Saya pernah menulis,.malah berkali-kali menulis, tentang adanya upaya provokasi untuk menciptakan situasi chaos seperti yang pernah terjadi pada Mei 1998. Upaya itu pernah dicoba pada Mei 2015 lewat isu anti-asing aseng asong yang diteriakkan kader KAMMI dan kader-kader dakwah lainnya.
Waktu itu isu tenaga asing asal Tiongkok dan beras plasti impor asal Tiongkok dijadikan pintu masuk untuk memicu kerusuhan. Tapi, gagal. Kedua isu tersebut ternyata tidak mampu memicu kerusuhan, hanya mampu membangun kebencian. Sementara kerusuhan harus dipicu oleh isu yang nampak di depan mata. Dan sekarang ini isu itu ada di depan mata. Isu berupa Ahok dengan perangai arogannya. Dengan demikian, Ahok adalah “dinamit” yang dimanfaatkan oleh sekelompok orang untuk memicu terjadinya ledakan konflik. Seterusnya, sama persis dengan yang terjadi pada 1998: jatuhnya pemerintah Jokowi.
Kalau JSP menyinggung konflik di Afganistan dan di Suriah untuk dijadikan pelajaran. Bukankah saya juga sering menulis tentang itu. Bedanya, menurut saya, upaya penciptaan konflik di Indonesia lebih mirip dengan yang terjadi di Libya dan Suriah. Modusnya sama, pelakunya sama, dan masih banyak lagi kemiripan lainnya.
Aroma tengah terjadinya adu domba ini juga banyak diungkapkan oleh Panglima TNI Jend. Gatot Nurmantyo. Bahkan, ketika masih menjabat KSAD pun Gatot kerap kali mengingatkan hal ini. Jadi, apa yang ditulis oleh JSP bukan lagi hal yang baru. Setidaknya, Gatot Swandito dan Gatot Nurmantyo sudah lama mengatakannya.
Sebenarnya, sasaran adu domba itu bukan hanya etnis Tionghoa, tetapi juga penganut Syiah, Ahmadiyah, termasuk juga NU yang diincar oleh teroris ISIS. Kalau boleh bilang, sebelum Menko Polhukam Luhut Panjaitan pada 3 Desember 2015 mengungkapkan adanya informasi intelijen tentang akan adanya serangan terhadap kelompok Syiah, saya sudah berulang kali menuliskannya di Kompasiana ini. Karena itulah saya berpikir kalau saya ini sangat layak menjadi cagub.

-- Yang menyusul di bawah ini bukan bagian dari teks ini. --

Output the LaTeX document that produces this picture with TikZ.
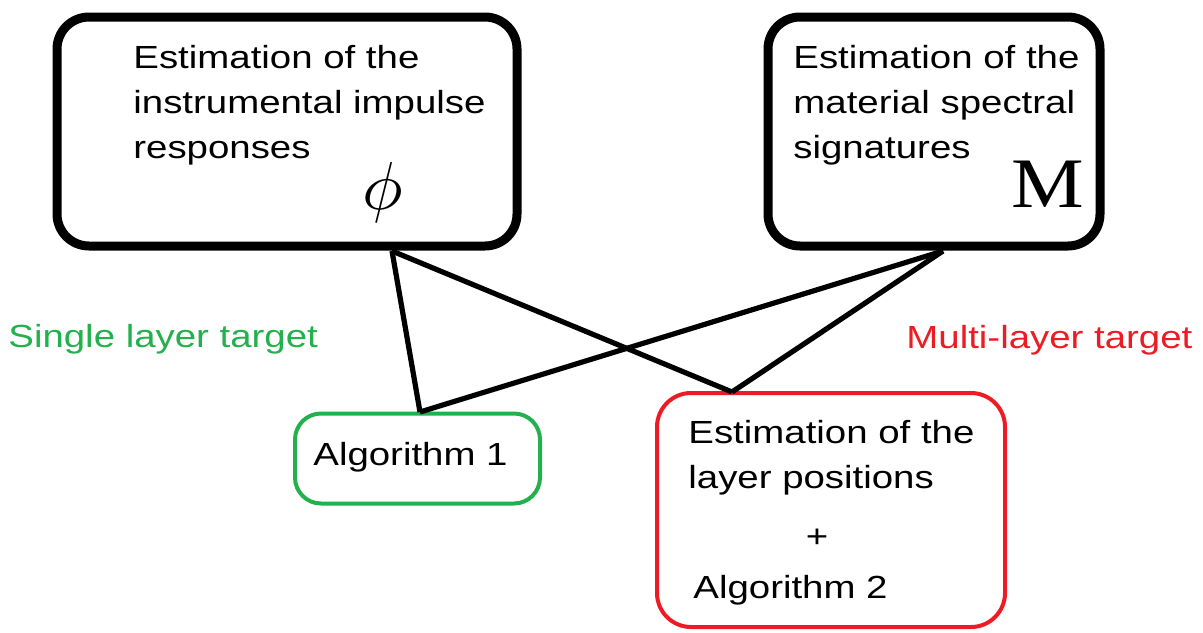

Perlu diingat, selama satu bulan kemarin saja setidaknya ada 2 potensi benturan yang jika tidak cepat diantisipasi bisa menimbulkan konflik. Pertama, saat Ridwan Kamil akan mendeklarasikan dirinya sebagai cagub. Ketika itu rencananya pendukung Ridwan akan berkumpul di beberapa titik dengan 1 titik sebagai pusatnya. Di sisi lain, pendukung Ahok dan pendukung Ridwan saling umbar serangan di dunia maya..Akibat dari saling serang ini situasi manjadi panas. Apa jadinya jika pada hari-H deklarasi ada pihak yang memprovokasi keduanya untuk saling serang di dunia nyata? Beruntung pada saat yang menentukan Jokowi meminta Ridwan untuk mundur dari pencalonan.
Kedua, ketika Ahok memutuskan untuk maju lewat jalur independen. Para pendukung Ahok ketika itu malah menyerang secara membabi buta PDIP dan Megawati sebagai ketua umumnya. Bukan saja pendukungnya, Ahok pun turut memanasi situasi dengan pernyataannya tentang mahar. Tentu saja hujatan-hujatan yg dilontarkan kawanan Ahok itu menimbulkan kegeraman pada kader PDIP. Sekali lagi,beruntung, PDIP mengeluarkan Surat Intruksi kepada kadernya untuk tidak berkomentar tentang pilgub. Bayangkan apa jadinya kalau SI itu tidak atau terlambat dikeluarkan.